Well, you got them both. Well done to Dan who was first with Olbas Oil, and Someonesmrs who was first with Savlon. Intriguingly, these are both people who know me from my pre-Iota UK life. I wonder if that gave them a head start. I didn’t have either of them down as the kind of people who would snoop in other people’s bathroom cabinets, so maybe it’s coincidence, although it does also cause me to reflect on the way we come to know people. Am I more obviously an Olbas-Savlon type if you meet me in person? Or is it just easier to guess these kind of details from the picture of someone built up and fleshed out over years rather than weeks?
So glory and smug feelings to you, Dan and Someonesmrs, but I loved some of the other answers. Oatcakes, oint ment, oxo cubes and ooo marmite – very creative. Lucozade (welcome, Strickley, and I’ve enjoyed your pictures of Cumbria this morning) does indeed always make me feel better – it’s another of those childhood comfort memories. We only drank it as a very special treat when ill and in need of building up our energy (although I later discovered that my mother used to keep a bottle of it hidden away for herself for secret swigs, which was definitely not fair play). Slimfast is a good guess, Beta Mum, and boy, could they use some of it here, but that’s another story. But cod liver oil with added malt? No. I can live without that. (Do you really like the taste? Have you seen anyone about that?) As for Sudocrem, another good guess, although sadly, I am pretty much through the Sudocrem stage. I am always tempted to spell it Pseudocrem anyway, so that would have been a P.

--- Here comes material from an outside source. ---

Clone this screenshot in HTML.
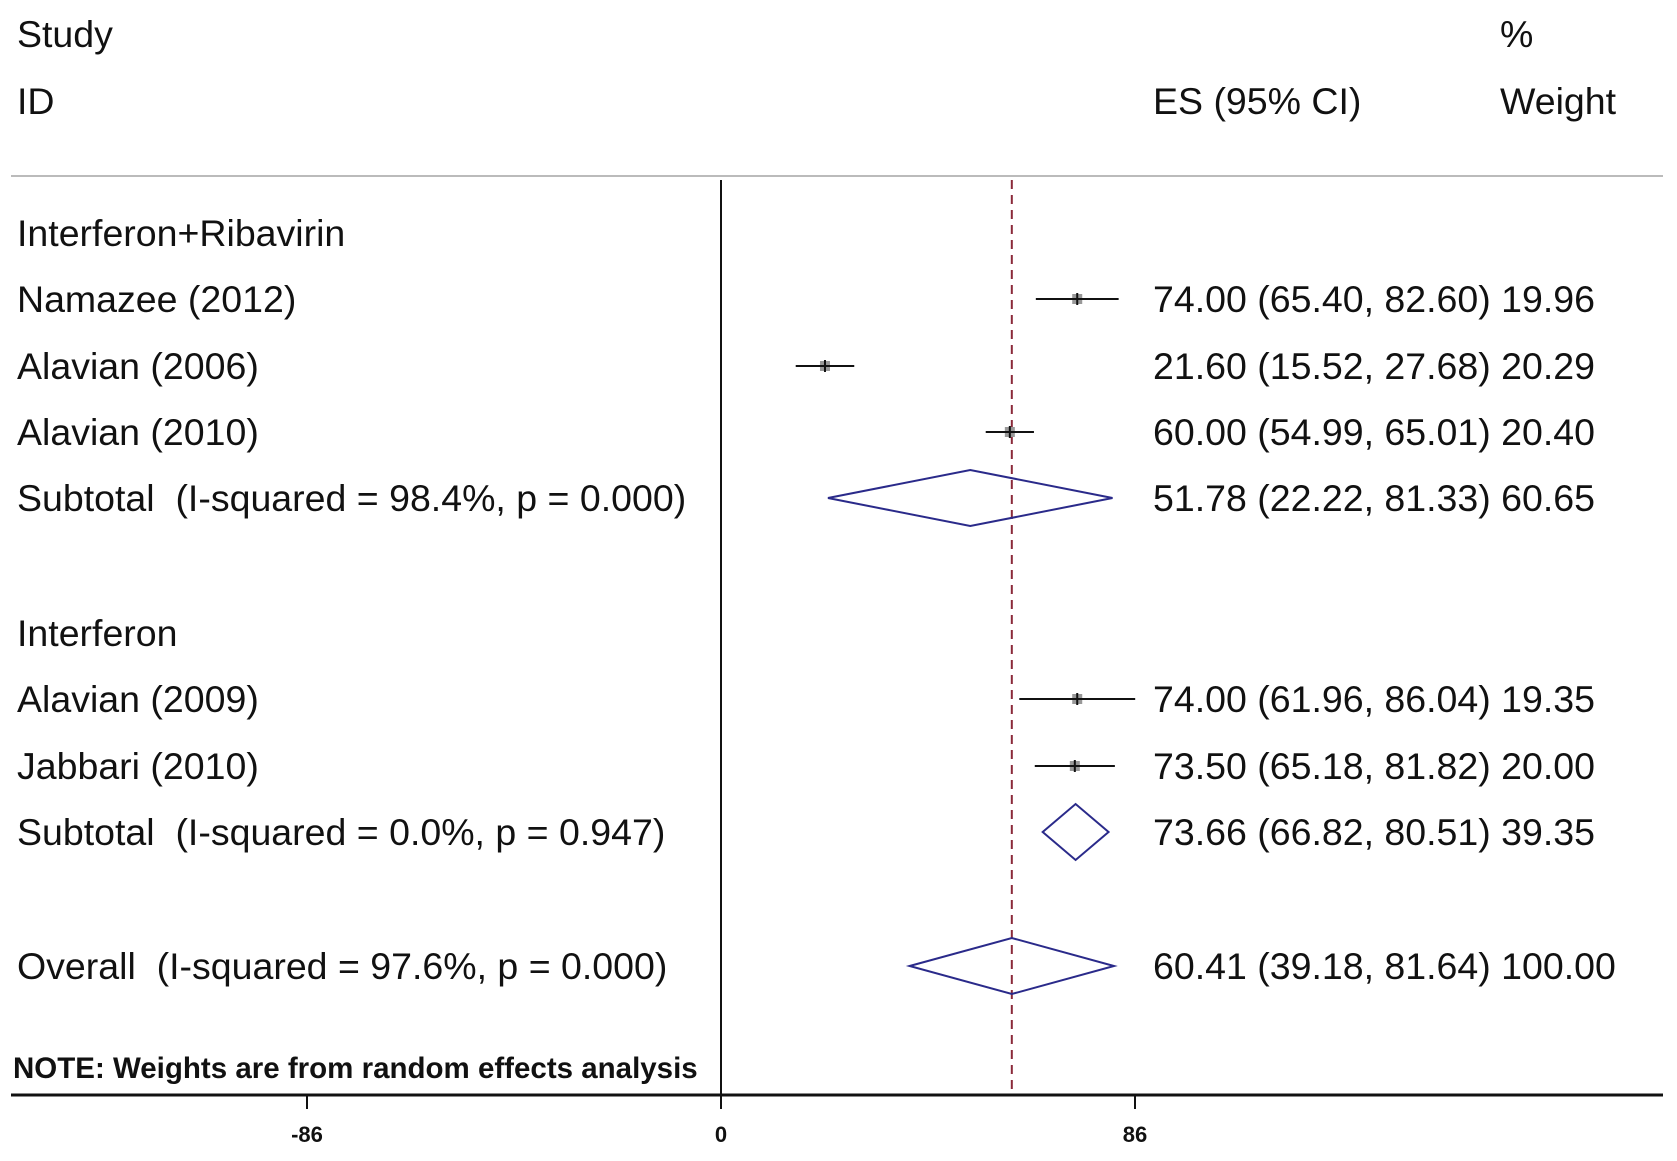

I did promise to tell you about the Savlon alternatives here. The leading brand is called Neosporin, but, along with the others on the shelves, it isn’t an antiseptic cream, it’s an antibiotic. Call me lax, but I really don’t think my children need antibiotic treatment every time they graze, bump, cut or otherwise mutilate themselves (by scrubbing a tattoo off their cheek with a facecloth so vigorously that they remove a patch of skin an inch and a half square which takes 3 weeks to heal, for example). I don’t want to contribute to the emergence of superbugs resistant to antibiotics, and my children’s immune systems seem to do the job perfectly well without. The real issue here, though, is the Neosporin commercial. You know I hate commercials, and this one really is one of the worst. It is almost impossible to avoid (or do they just have it programmed into my personal Cox Communications box?) and irritating to the point of… doh, I can’t think. Irritating to the point of self-mutilation with a facecloth.
The commercial shows a mother telling the story of how her precious daughter once had a clean cut on her finger, a good, oo, 3 or 4mm long. She washed the cut. She didn’t do anything else. It went a tiny bit red round the edge. She went to the doctor. He suggested she try Neosporin. The cut healed up. She will always use Neosporin. She hates to see her child suffer. She thinks all parents feel this way. She is sure we will all want to use Neosporin.
Where do I start? I can’t even begin to unpeel the layers of why this annoys me – it would make for very dull reading. It’s to do with manipulation of parents by playing on their worst feelings of inadequacy; it’s to do with commercialization of health issues; it’s to do with the way some mothers tell you how hopeless they are as a mother when what they really want you to draw from the story is how good they are as mother; it’s to do with the American obsession with medicine and drugs; it’s to do with having to get to grips with yet another brand name I don’t know.
I told you I shouldn’t start. How I would like to finish, though, is by refashioning the commercial for a UK audience. It would go like this: the mother is telling the story of her daughter’s cut finger. She phones up her GP. The receptionist says “is it an emergency? otherwise the next available appointment is a week on Thursday.” She blags her way through that one (although I’d like to see her do it), and when she sees the GP, he says to her “I can tell you’re a first time mother” (this is a direct quote from a real life GP - perhaps he’d like to appear in the commercial.) She hates to see her child suffer. She thinks all parents feel this way. She goes to her local friendly pharmacist who says “och Hen, the bairn’ll come to nae harm frae tha’ wee bitty scratch” but since she is set on purchasing a product of some description, she leaves the chemist’s with a little sky-blue tube with a white lid and white writing – that marvelous stuff Savlon (and a small bottle of Olbas Oil which was by the till and on special offer).